BHUBANESWAR: From Sherlock Holmes to Feluda; from Byomkesh Bakshi to Jack Reacher, crime stories and their detective protagonists have never ceased to fascinate readers across the world. That they appeal to the baser instincts of human nature is true but it is because of the writer who creates that world in such a fashion that we are all sucked into it.
The analysis of thrill of crime stories formed a spicy discussion at the second and concluding day of the Odisha Literary Festival (OLF)-2015 here on Sunday. Two accomplished writers and a publisher dissected the history and geography of crime thriller stories and their travel across the countries.
Writer, cartoonist and political columnist Ravi Shankar Etteth set the tone by delving into the history of this genre by analysing how William Shakespeare and Charles Dickens, at one of their literary pursuits, ended up writing crime stories.
“Besides giving that adrenaline rush, crime stories appeal because they explore the human evil,” said Ravi Shankar, who also is the Editor of ‘Sunday Express’ of ‘The New Indian Express Group.’
Delhi-based writer, blogger, amateur humourist and creator of ‘Trilokpuri Incident’ Shovon Chowdhury said the crime thrillers in general and detectives in particular examine the society which makes them so fascinating.
“Crime is about breaking rules and this aspect of psychology is inherent in the human mind which is why villains make for such attractive reading. Such stories always offer the possibility to the reader to jump the fence,” he said.
Publisher Rakesh Khanna spoke about the Scandinavian thrillers and how crime stories from foreign cultures have been transplanted in Indian regional languages and lapped up.
The three speakers were unanimous in their view that a good piece of writing is what makes crime stories so compelling. “Good writing makes crime stories such a rage. The writer must remain wired to the society.
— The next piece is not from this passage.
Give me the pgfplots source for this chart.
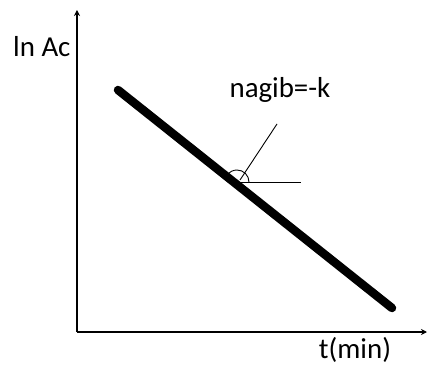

Only good writers succeed as crime story creators,” Chowdhury said.
Ravi Shankar also analysed how historical crime fictions __ from different eras __ make for such great piece of reading even in the contemporary times. Such works, he said, require tremendous amount of research and authenticity.
He cited the examples of modern adaptations of Arthur Conan Doyle’s Sherlock Holmes into TV series. The character remains authentic even though there is a sort of time-travel for these protagonists, said the author of ‘The Village of the Widows’.
The discussion also touched on how crime thrillers are adapted to films and how some have been successful while others have not. Choudhury was particularly blunt in his opinion about the recent adaptation of Saradindu Bandyopadhyay’s Byomkesh Bakshi by filmmaker Dibakar Banerjee who, he said, could not give justice to the character of the legendary fictional detective. “Dibakar reads a lot of Bulgarian crime stories which reflected in the work,” he added.